§ **Written request**: Leave out the pictures and copy everything else below exactly.

§ **Raw data**:
====

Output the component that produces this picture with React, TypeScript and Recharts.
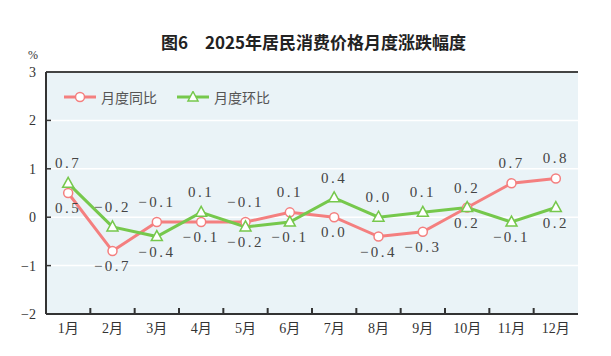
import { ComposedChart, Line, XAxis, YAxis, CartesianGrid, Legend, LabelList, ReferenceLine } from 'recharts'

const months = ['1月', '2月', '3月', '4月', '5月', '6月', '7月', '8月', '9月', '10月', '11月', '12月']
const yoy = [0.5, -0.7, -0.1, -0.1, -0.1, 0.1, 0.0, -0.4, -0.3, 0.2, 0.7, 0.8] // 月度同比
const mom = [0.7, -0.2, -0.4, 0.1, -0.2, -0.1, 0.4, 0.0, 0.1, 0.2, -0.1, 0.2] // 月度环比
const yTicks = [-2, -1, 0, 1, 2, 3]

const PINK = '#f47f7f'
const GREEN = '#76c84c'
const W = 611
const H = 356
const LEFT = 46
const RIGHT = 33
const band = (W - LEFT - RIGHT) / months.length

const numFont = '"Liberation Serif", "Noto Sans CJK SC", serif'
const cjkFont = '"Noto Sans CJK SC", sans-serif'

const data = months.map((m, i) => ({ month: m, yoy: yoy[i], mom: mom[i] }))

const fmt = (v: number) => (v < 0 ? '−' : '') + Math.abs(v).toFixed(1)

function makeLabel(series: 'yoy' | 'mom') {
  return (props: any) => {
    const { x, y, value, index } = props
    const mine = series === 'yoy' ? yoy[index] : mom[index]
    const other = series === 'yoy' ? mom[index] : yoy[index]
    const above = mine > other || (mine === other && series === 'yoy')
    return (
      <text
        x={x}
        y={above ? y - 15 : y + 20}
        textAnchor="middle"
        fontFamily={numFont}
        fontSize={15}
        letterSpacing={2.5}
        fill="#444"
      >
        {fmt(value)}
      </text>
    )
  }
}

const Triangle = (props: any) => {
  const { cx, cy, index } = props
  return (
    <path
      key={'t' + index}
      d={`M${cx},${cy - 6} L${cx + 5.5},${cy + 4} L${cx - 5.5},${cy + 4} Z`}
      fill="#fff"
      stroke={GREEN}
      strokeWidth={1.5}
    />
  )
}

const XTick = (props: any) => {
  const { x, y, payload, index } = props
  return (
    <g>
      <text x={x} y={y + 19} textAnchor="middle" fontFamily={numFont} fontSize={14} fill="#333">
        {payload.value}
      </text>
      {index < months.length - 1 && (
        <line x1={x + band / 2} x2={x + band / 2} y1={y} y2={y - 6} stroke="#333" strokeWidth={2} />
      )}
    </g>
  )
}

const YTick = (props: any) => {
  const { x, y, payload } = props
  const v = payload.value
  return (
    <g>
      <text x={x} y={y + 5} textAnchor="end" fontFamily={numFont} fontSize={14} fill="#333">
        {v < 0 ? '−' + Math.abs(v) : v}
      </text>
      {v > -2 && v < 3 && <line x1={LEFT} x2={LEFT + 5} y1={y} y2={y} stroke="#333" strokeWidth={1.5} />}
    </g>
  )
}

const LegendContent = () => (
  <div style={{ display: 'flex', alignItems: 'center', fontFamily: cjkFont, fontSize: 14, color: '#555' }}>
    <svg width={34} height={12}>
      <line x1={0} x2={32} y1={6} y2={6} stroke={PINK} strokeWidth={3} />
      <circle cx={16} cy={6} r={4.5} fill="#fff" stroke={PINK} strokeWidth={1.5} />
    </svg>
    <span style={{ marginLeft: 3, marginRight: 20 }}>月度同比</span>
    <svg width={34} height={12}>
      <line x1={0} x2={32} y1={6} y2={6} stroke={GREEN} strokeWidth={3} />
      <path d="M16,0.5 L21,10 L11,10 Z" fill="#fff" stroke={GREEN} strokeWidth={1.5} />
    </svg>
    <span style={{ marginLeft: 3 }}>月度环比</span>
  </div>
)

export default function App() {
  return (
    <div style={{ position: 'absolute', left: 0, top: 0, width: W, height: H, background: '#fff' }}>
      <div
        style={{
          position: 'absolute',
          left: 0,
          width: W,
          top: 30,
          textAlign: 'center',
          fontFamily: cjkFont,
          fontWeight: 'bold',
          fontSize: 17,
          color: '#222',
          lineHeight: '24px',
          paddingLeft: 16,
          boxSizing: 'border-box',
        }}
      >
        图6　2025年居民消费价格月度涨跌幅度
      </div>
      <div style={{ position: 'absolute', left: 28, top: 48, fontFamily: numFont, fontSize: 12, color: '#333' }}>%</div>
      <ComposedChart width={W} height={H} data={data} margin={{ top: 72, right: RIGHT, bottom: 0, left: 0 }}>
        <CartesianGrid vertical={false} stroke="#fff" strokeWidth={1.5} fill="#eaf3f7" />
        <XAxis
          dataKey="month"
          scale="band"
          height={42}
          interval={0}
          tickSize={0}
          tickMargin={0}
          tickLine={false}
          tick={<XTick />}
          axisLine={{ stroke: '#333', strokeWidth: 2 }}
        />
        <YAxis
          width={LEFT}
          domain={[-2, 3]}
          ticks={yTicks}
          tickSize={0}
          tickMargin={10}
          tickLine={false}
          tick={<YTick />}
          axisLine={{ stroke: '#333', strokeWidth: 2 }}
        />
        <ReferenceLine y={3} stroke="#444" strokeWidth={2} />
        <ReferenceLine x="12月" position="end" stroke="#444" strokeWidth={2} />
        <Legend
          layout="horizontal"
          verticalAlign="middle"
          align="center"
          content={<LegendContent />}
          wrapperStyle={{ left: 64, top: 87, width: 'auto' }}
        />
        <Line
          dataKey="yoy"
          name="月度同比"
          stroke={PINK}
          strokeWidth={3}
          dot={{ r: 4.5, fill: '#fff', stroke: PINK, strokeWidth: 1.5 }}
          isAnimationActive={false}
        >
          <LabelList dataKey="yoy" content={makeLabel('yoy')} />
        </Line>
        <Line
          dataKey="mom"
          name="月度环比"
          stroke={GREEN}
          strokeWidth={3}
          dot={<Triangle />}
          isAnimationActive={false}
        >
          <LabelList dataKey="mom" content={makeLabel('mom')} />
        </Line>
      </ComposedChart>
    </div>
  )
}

====

§ **The response**:
Output the component that produces this picture with React, TypeScript and Recharts.
import { ComposedChart, Line, XAxis, YAxis, CartesianGrid, Legend, LabelList, ReferenceLine } from 'recharts'

const months = ['1月', '2月', '3月', '4月', '5月', '6月', '7月', '8月', '9月', '10月', '11月', '12月']
const yoy = [0.5, -0.7, -0.1, -0.1, -0.1, 0.1, 0.0, -0.4, -0.3, 0.2, 0.7, 0.8] // 月度同比
const mom = [0.7, -0.2, -0.4, 0.1, -0.2, -0.1, 0.4, 0.0, 0.1, 0.2, -0.1, 0.2] // 月度环比
const yTicks = [-2, -1, 0, 1, 2, 3]

const PINK = '#f47f7f'
const GREEN = '#76c84c'
const W = 611
const H = 356
const LEFT = 46
const RIGHT = 33
const band = (W - LEFT - RIGHT) / months.length

const numFont = '"Liberation Serif", "Noto Sans CJK SC", serif'
const cjkFont = '"Noto Sans CJK SC", sans-serif'

const data = months.map((m, i) => ({ month: m, yoy: yoy[i], mom: mom[i] }))

const fmt = (v: number) => (v < 0 ? '−' : '') + Math.abs(v).toFixed(1)

function makeLabel(series: 'yoy' | 'mom') {
  return (props: any) => {
    const { x, y, value, index } = props
    const mine = series === 'yoy' ? yoy[index] : mom[index]
    const other = series === 'yoy' ? mom[index] : yoy[index]
    const above = mine > other || (mine === other && series === 'yoy')
    return (
      <text
        x={x}
        y={above ? y - 15 : y + 20}
        textAnchor="middle"
        fontFamily={numFont}
        fontSize={15}
        letterSpacing={2.5}
        fill="#444"
      >
        {fmt(value)}
      </text>
    )
  }
}

const Triangle = (props: any) => {
  const { cx, cy, index } = props
  return (
    <path
      key={'t' + index}
      d={`M${cx},${cy - 6} L${cx + 5.5},${cy + 4} L${cx - 5.5},${cy + 4} Z`}
      fill="#fff"
      stroke={GREEN}
      strokeWidth={1.5}
    />
  )
}

const XTick = (props: any) => {
  const { x, y, payload, index } = props
  return (
    <g>
      <text x={x} y={y + 19} textAnchor="middle" fontFamily={numFont} fontSize={14} fill="#333">
        {payload.value}
      </text>
      {index < months.length - 1 && (
        <line x1={x + band / 2} x2={x + band / 2} y1={y} y2={y - 6} stroke="#333" strokeWidth={2} />
      )}
    </g>
  )
}

const YTick = (props: any) => {
  const { x, y, payload } = props
  const v = payload.value
  return (
    <g>
      <text x={x} y={y + 5} textAnchor="end" fontFamily={numFont} fontSize={14} fill="#333">
        {v < 0 ? '−' + Math.abs(v) : v}
      </text>
      {v > -2 && v < 3 && <line x1={LEFT} x2={LEFT + 5} y1={y} y2={y} stroke="#333" strokeWidth={1.5} />}
    </g>
  )
}

const LegendContent = () => (
  <div style={{ display: 'flex', alignItems: 'center', fontFamily: cjkFont, fontSize: 14, color: '#555' }}>
    <svg width={34} height={12}>
      <line x1={0} x2={32} y1={6} y2={6} stroke={PINK} strokeWidth={3} />
      <circle cx={16} cy={6} r={4.5} fill="#fff" stroke={PINK} strokeWidth={1.5} />
    </svg>
    <span style={{ marginLeft: 3, marginRight: 20 }}>月度同比</span>
    <svg width={34} height={12}>
      <line x1={0} x2={32} y1={6} y2={6} stroke={GREEN} strokeWidth={3} />
      <path d="M16,0.5 L21,10 L11,10 Z" fill="#fff" stroke={GREEN} strokeWidth={1.5} />
    </svg>
    <span style={{ marginLeft: 3 }}>月度环比</span>
  </div>
)

export default function App() {
  return (
    <div style={{ position: 'absolute', left: 0, top: 0, width: W, height: H, background: '#fff' }}>
      <div
        style={{
          position: 'absolute',
          left: 0,
          width: W,
          top: 30,
          textAlign: 'center',
          fontFamily: cjkFont,
          fontWeight: 'bold',
          fontSize: 17,
          color: '#222',
          lineHeight: '24px',
          paddingLeft: 16,
          boxSizing: 'border-box',
        }}
      >
        图6　2025年居民消费价格月度涨跌幅度
      </div>
      <div style={{ position: 'absolute', left: 28, top: 48, fontFamily: numFont, fontSize: 12, color: '#333' }}>%</div>
      <ComposedChart width={W} height={H} data={data} margin={{ top: 72, right: RIGHT, bottom: 0, left: 0 }}>
        <CartesianGrid vertical={false} stroke="#fff" strokeWidth={1.5} fill="#eaf3f7" />
        <XAxis
          dataKey="month"
          scale="band"
          height={42}
          interval={0}
          tickSize={0}
          tickMargin={0}
          tickLine={false}
          tick={<XTick />}
          axisLine={{ stroke: '#333', strokeWidth: 2 }}
        />
        <YAxis
          width={LEFT}
          domain={[-2, 3]}
          ticks={yTicks}
          tickSize={0}
          tickMargin={10}
          tickLine={false}
          tick={<YTick />}
          axisLine={{ stroke: '#333', strokeWidth: 2 }}
        />
        <ReferenceLine y={3} stroke="#444" strokeWidth={2} />
        <ReferenceLine x="12月" position="end" stroke="#444" strokeWidth={2} />
        <Legend
          layout="horizontal"
          verticalAlign="middle"
          align="center"
          content={<LegendContent />}
          wrapperStyle={{ left: 64, top: 87, width: 'auto' }}
        />
        <Line
          dataKey="yoy"
          name="月度同比"
          stroke={PINK}
          strokeWidth={3}
          dot={{ r: 4.5, fill: '#fff', stroke: PINK, strokeWidth: 1.5 }}
          isAnimationActive={false}
        >
          <LabelList dataKey="yoy" content={makeLabel('yoy')} />
        </Line>
        <Line
          dataKey="mom"
          name="月度环比"
          stroke={GREEN}
          strokeWidth={3}
          dot={<Triangle />}
          isAnimationActive={false}
        >
          <LabelList dataKey="mom" content={makeLabel('mom')} />
        </Line>
      </ComposedChart>
    </div>
  )
}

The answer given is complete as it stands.